Jorge Garcia-Gasco Lominchar abogado y colaborador de ValenciaNews - LA MANADA NO, LA HORDA

EL PLAN PERFECTO

El otro día me estaba acordando de una leyenda urbana que contaban hace unos años en mi pueblo, acerca de un “encontronazo” de un mozo del lugar, a quien vamos a llamar Robustiano, con dos maleantes, una noche durante la vendimia.

La cosa es que Robustiano, que en aquella época debía contar con unos 40 años, 130 Kilos de humanidad y unas manos como palas de excavadora, repletas de callos forjados en el duro campo manchego, volvía a su casa una noche a finales de Septiembre, después de dar cuenta de unos pocos “gintonics” en el bar de su cuñado Ambrosio. No podía recogerse muy tarde porque a las 06.00 A.M. tenía poner en marcha a su cuadrilla para salir a coger uva al campo y el tiempo amenazaba con lluvias, aunque eso no era un problema para él, podía echarse al buche 5 o 6 copas y volverse a casa tan campante.

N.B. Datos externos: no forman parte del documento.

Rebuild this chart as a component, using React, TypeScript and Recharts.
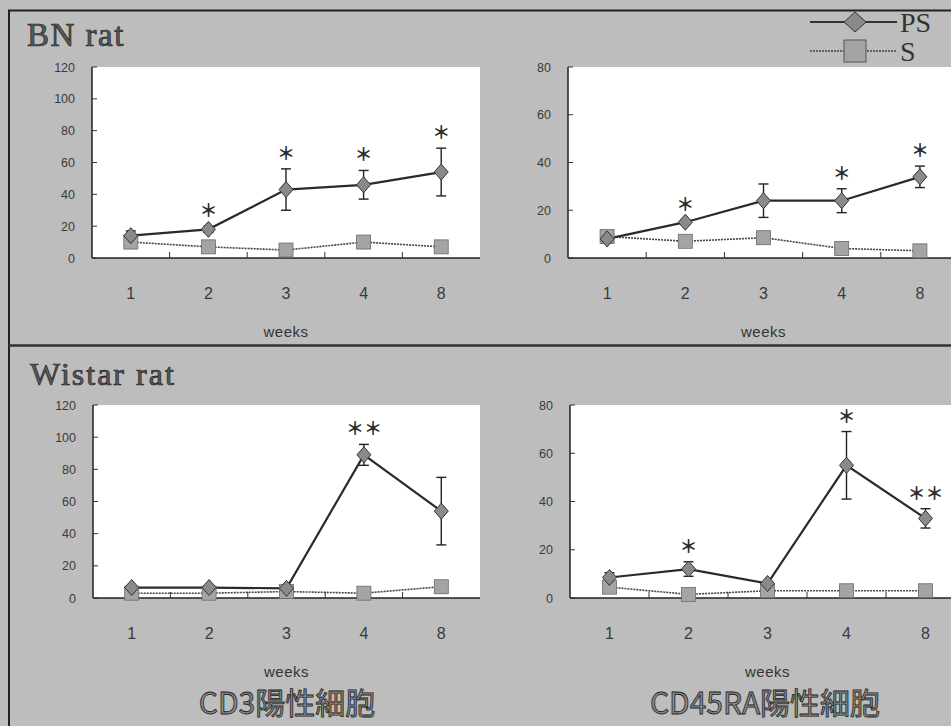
import React from "react";
import {
  CartesianGrid,
  ComposedChart,
  ErrorBar,
  Legend,
  Line,
  XAxis,
  YAxis,
} from "recharts";

// x categories (weeks after sensitisation)
const weeks = ["1", "2", "3", "4", "8"];

// BN rat, CD3 positive cells
const bnCd3Ps = [14, 18, 43, 46, 54];
const bnCd3PsErr = [3, 2, 13, 9, 15];
const bnCd3S = [10, 7, 5, 10, 7];
const bnCd3Sig = ["", "＊", "＊", "＊", "＊"];

// BN rat, CD45RA positive cells
const bnCd45Ps = [8, 15, 24, 24, 34];
const bnCd45PsErr = [1, 1, 7, 5, 4.5];
const bnCd45S = [9, 7, 8.5, 4, 3];
const bnCd45Sig = ["", "＊", "", "＊", "＊"];

// Wistar rat, CD3 positive cells
const wiCd3Ps = [6.5, 6.5, 6, 89, 54];
const wiCd3PsErr = [1, 1, 1, 6.5, 21];
const wiCd3S = [3, 3, 4, 3, 7];
const wiCd3Sig = ["", "", "", "＊＊", ""];

// Wistar rat, CD45RA positive cells
const wiCd45Ps = [8.5, 12, 6, 55, 33];
const wiCd45PsErr = [2, 3, 0.5, 14, 4];
const wiCd45S = [4.5, 1.5, 3, 3, 3];
const wiCd45Sig = ["", "＊", "", "＊", "＊＊"];

const ticks120 = [0, 20, 40, 60, 80, 100, 120];
const ticks80 = [0, 20, 40, 60, 80];
const xTicks = [1, 1.5, 2, 2.5, 3, 3.5, 4, 4.5, 5];

const SANS = "Liberation Sans, Arial, sans-serif";
const SERIF = "Liberation Serif, Times New Roman, serif";
const CJK = "Noto Sans CJK JP, sans-serif";
const BG = "#bdbdbd";

function buildRows(ps: number[], err: number[], s: number[], sig: string[]) {
  return weeks.map((w, i) => ({
    pos: i + 1,
    week: w,
    ps: ps[i],
    psErr: err[i],
    s: s[i],
    starAt: ps[i] + err[i],
    sig: sig[i],
  }));
}

const XTick = (props: any) => {
  const { x, y, payload } = props;
  const v = payload.value;
  if (Number.isInteger(v)) {
    return (
      <text x={x} y={y + 41} textAnchor="middle" fontSize={16} fill="#3a3a3a" fontFamily={SANS}>
        {weeks[v - 1]}
      </text>
    );
  }
  // short inward tick between categories
  return <line x1={x} x2={x} y1={y} y2={y - 6} stroke="#333" strokeWidth={1} />;
};

const YTick = (props: any) => {
  const { x, y, payload } = props;
  return (
    <g>
      <line x1={x} x2={x + 5} y1={y} y2={y} stroke="#333" strokeWidth={1} />
      <text x={x - 17} y={y + 4.5} textAnchor="end" fontSize={12.5} fill="#3a3a3a" fontFamily={SANS}>
        {payload.value}
      </text>
    </g>
  );
};

const Diamond = (props: any) => {
  const { cx, cy, index } = props;
  if (cx == null || cy == null) return <g key={`pd-${index}`} />;
  return (
    <polygon
      key={`pd-${index}`}
      points={`${cx},${cy - 8} ${cx + 7},${cy} ${cx},${cy + 8} ${cx - 7},${cy}`}
      fill="#8a8a8a"
      stroke="#333"
      strokeWidth={1}
    />
  );
};

const Square = (props: any) => {
  const { cx, cy, index } = props;
  if (cx == null || cy == null) return <g key={`sq-${index}`} />;
  return (
    <rect
      key={`sq-${index}`}
      x={cx - 7}
      y={cy - 7}
      width={14}
      height={14}
      fill="#a4a4a4"
      stroke="#6a6a6a"
      strokeWidth={0.8}
    />
  );
};

// significance marks sit a fixed distance above the top of the error bar
const Star = (props: any) => {
  const { cx, cy, index, payload } = props;
  if (!payload?.sig) return <g key={`st-${index}`} />;
  return (
    <text
      key={`st-${index}`}
      x={cx}
      y={cy - 17}
      textAnchor="middle"
      dominantBaseline="central"
      fontSize={18}
      fontWeight={700}
      fill="#2a2a2a"
      fontFamily={CJK}
      style={{ opacity: 0.99 }}
    >
      {payload.sig}
    </text>
  );
};

const LegendBox = (props: any) => {
  const items = (props.payload || []).filter((p: any) => p.value === "PS" || p.value === "S");
  return (
    <svg width={150} height={64}>
      {items.map((p: any, i: number) => {
        const cy = 16 + i * 29;
        const isPs = p.value === "PS";
        return (
          <g key={p.value}>
            <line
              x1={0}
              x2={87}
              y1={cy}
              y2={cy}
              stroke={isPs ? "#333" : "#444"}
              strokeWidth={isPs ? 2 : 1.6}
              strokeDasharray={isPs ? undefined : "2 1"}
            />
            {isPs ? (
              <polygon
                points={`45,${cy - 10} 56,${cy} 45,${cy + 10} 34,${cy}`}
                fill="#8a8a8a"
                stroke="#333"
                strokeWidth={1}
              />
            ) : (
              <rect x={34} y={cy - 11} width={22} height={22} fill="#a4a4a4" stroke="#555" strokeWidth={1} />
            )}
            <text x={90} y={cy + 10} fontSize={28} fontFamily={SERIF} fill="#333">
              {p.value}
            </text>
          </g>
        );
      })}
    </svg>
  );
};

type PanelProps = {
  rows: ReturnType<typeof buildRows>;
  yMax: number;
  yTicks: number[];
  left: number;
  top: number;
  width: number;
  height: number;
  margin: { top: number; right: number; bottom: number; left: number };
  legend?: boolean;
};

function Panel({ rows, yMax, yTicks, left, top, width, height, margin, legend }: PanelProps) {
  return (
    <div style={{ position: "absolute", left, top }}>
      <ComposedChart width={width} height={height} data={rows} margin={margin}>
        <CartesianGrid horizontal={false} vertical={false} fill="#ffffff" fillOpacity={1} stroke="none" />
        <XAxis
          dataKey="pos"
          type="number"
          domain={[0.5, 5.5]}
          ticks={xTicks}
          interval={0}
          height={88}
          tickSize={0}
          tickMargin={0}
          tick={<XTick />}
          axisLine={{ stroke: "#222", strokeWidth: 1.5 }}
          tickLine={false}
          label={{
            value: "weeks",
            position: "insideBottom",
            offset: 9,
            fontSize: 15,
            fill: "#333",
            fontFamily: SANS,
            letterSpacing: 0.5,
          }}
        />
        <YAxis
          type="number"
          domain={[0, yMax]}
          ticks={yTicks}
          interval={0}
          width={60}
          tickSize={0}
          tickMargin={0}
          tick={<YTick />}
          axisLine={{ stroke: "#222", strokeWidth: 1.5 }}
          tickLine={false}
        />
        {legend && (
          <Legend
            layout="vertical"
            align="center"
            verticalAlign="middle"
            content={<LegendBox />}
            wrapperStyle={{ left: 320, top: 6, width: 150, height: 64 }}
          />
        )}
        <Line
          dataKey="s"
          name="S"
          stroke="#444"
          strokeWidth={1.6}
          strokeDasharray="2 1"
          dot={Square}
          activeDot={false}
          isAnimationActive={false}
        />
        <Line
          dataKey="ps"
          name="PS"
          stroke="#2a2a2a"
          strokeWidth={2.2}
          dot={Diamond}
          activeDot={false}
          isAnimationActive={false}
        >
          <ErrorBar dataKey="psErr" width={5} stroke="#222" strokeWidth={1.4} direction="y" isAnimationActive={false} />
        </Line>
        <Line
          dataKey="starAt"
          name="sig"
          stroke="none"
          dot={Star}
          activeDot={false}
          legendType="none"
          isAnimationActive={false}
        />
      </ComposedChart>
    </div>
  );
}

export default function App() {
  return (
    <div
      style={{
        position: "absolute",
        left: 0,
        top: 0,
        width: 951,
        height: 726,
        overflow: "hidden",
        background: BG,
      }}
    >
      <svg width={951} height={726} style={{ position: "absolute", left: 0, top: 0 }}>
        <line x1={8} x2={951} y1={10.5} y2={10.5} stroke="#222" strokeWidth={2} />
        <line x1={9} x2={9} y1={10} y2={726} stroke="#222" strokeWidth={2} />
        <line x1={8} x2={951} y1={345.5} y2={345.5} stroke="#333" strokeWidth={2.5} />
        <text x={27} y={46} fontSize={33} letterSpacing={1.5} fontFamily={SERIF} fill="#5a5a5a" stroke="#222" strokeWidth={0.7}>
          BN rat
        </text>
        <text x={30} y={385} fontSize={32} letterSpacing={2} fontFamily={SERIF} fill="#5a5a5a" stroke="#222" strokeWidth={0.7}>
          Wistar rat
        </text>
        <g style={{ opacity: 0.99 }}>
          <text x={287} y={714} fontSize={30} textAnchor="middle" fontFamily={CJK} fill="#8a8a8a" stroke="#222" strokeWidth={0.8}>
            CD3陽性細胞
          </text>
          <text x={765} y={714} fontSize={30} textAnchor="middle" fontFamily={CJK} fill="#8a8a8a" stroke="#222" strokeWidth={0.8}>
            CD45RA陽性細胞
          </text>
        </g>
      </svg>
      <Panel
        rows={buildRows(bnCd3Ps, bnCd3PsErr, bnCd3S, bnCd3Sig)}
        yMax={120}
        yTicks={ticks120}
        left={0}
        top={0}
        width={490}
        height={346}
        margin={{ top: 67, right: 10, bottom: 0, left: 32 }}
      />
      <Panel
        rows={buildRows(bnCd45Ps, bnCd45PsErr, bnCd45S, bnCd45Sig)}
        yMax={80}
        yTicks={ticks80}
        left={490}
        top={0}
        width={470}
        height={346}
        margin={{ top: 67, right: 1, bottom: 0, left: 18 }}
        legend
      />
      <Panel
        rows={buildRows(wiCd3Ps, wiCd3PsErr, wiCd3S, wiCd3Sig)}
        yMax={120}
        yTicks={ticks120}
        left={0}
        top={346}
        width={490}
        height={380}
        margin={{ top: 59, right: 10, bottom: 40, left: 33 }}
      />
      <Panel
        rows={buildRows(wiCd45Ps, wiCd45PsErr, wiCd45S, wiCd45Sig)}
        yMax={80}
        yTicks={ticks80}
        left={490}
        top={346}
        width={480}
        height={380}
        margin={{ top: 59, right: 5, bottom: 40, left: 20 }}
      />
    </div>
  );
}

Durante el camino a casa, inmerso en sus pensamientos propios de un responsable hombre de campo -la uva no estaba dando el grado que tendría que dar, a ver si el tiempo no se estropea, los jornaleros se dejan las cepas a medias de vendimiar, etc, etc,- no se percató de que dos maleantes –probablemente temporeros forasteros- con los que había tenido un pequeño intercambio de impresiones en el bar, le seguían, pala en mano, con el fin de resolver sus diferencias lejos de las miradas delatoras. Al pasar por una zona con poca iluminación, se le acercaron por detrás y le asestaron un tremendo palazo en la cabeza con el fin de dejarlo inconsciente y así poder tenerlo a su merced. Tan fuerte fue el golpe que rompieron el astil de la pala, produciendo un enorme estruendo, como una campanada.

Ambos malhechores, seguramente ignorantes de la naturaleza granítica de Robustiano, se las dieron muy felices pensando que el hombre iba a caer redondo al suelo; pero nada más lejos de la realidad. Subestimaron torpemente el blindaje craneal de aquel manchego, que era  más duro que la llanta de un tractor. En lugar de caer al suelo, el tipo se echó las manos a la cabeza, encogido de hombros, maldiciendo y dando grandes voces, ante la estupefacción absoluta de los dos infelices. Y digo infelices porque los pobres pasaron tener un plan perfecto, sin fisuras,  a relajar los esfínteres delante de esos 130 kilos de agricultor encabronado, con brazos como grúas y unas manos que parecía que llevaba guantes baseball, que se dirigía a ellos con claras intenciones de zanjar, de una vez por todas, la “conversación” que habían tenido en el bar un par de horas antes. “Venid, hermosos, venid, que no os voy a pegar…” les decía mientras se arremangaba.

Sólo diré que ninguno de los dos mandundos fue a trabajar al día siguiente; ni al siguiente, ni ningún otro más en toda la vendimia, lo que por otro lado, le buscó a Robustiano un problema con el jefe de los dos pobres jornaleros, que terminaron la temporada en un hospital tratando de arreglar el estropicio que aquel buen hombre había hecho con ellos.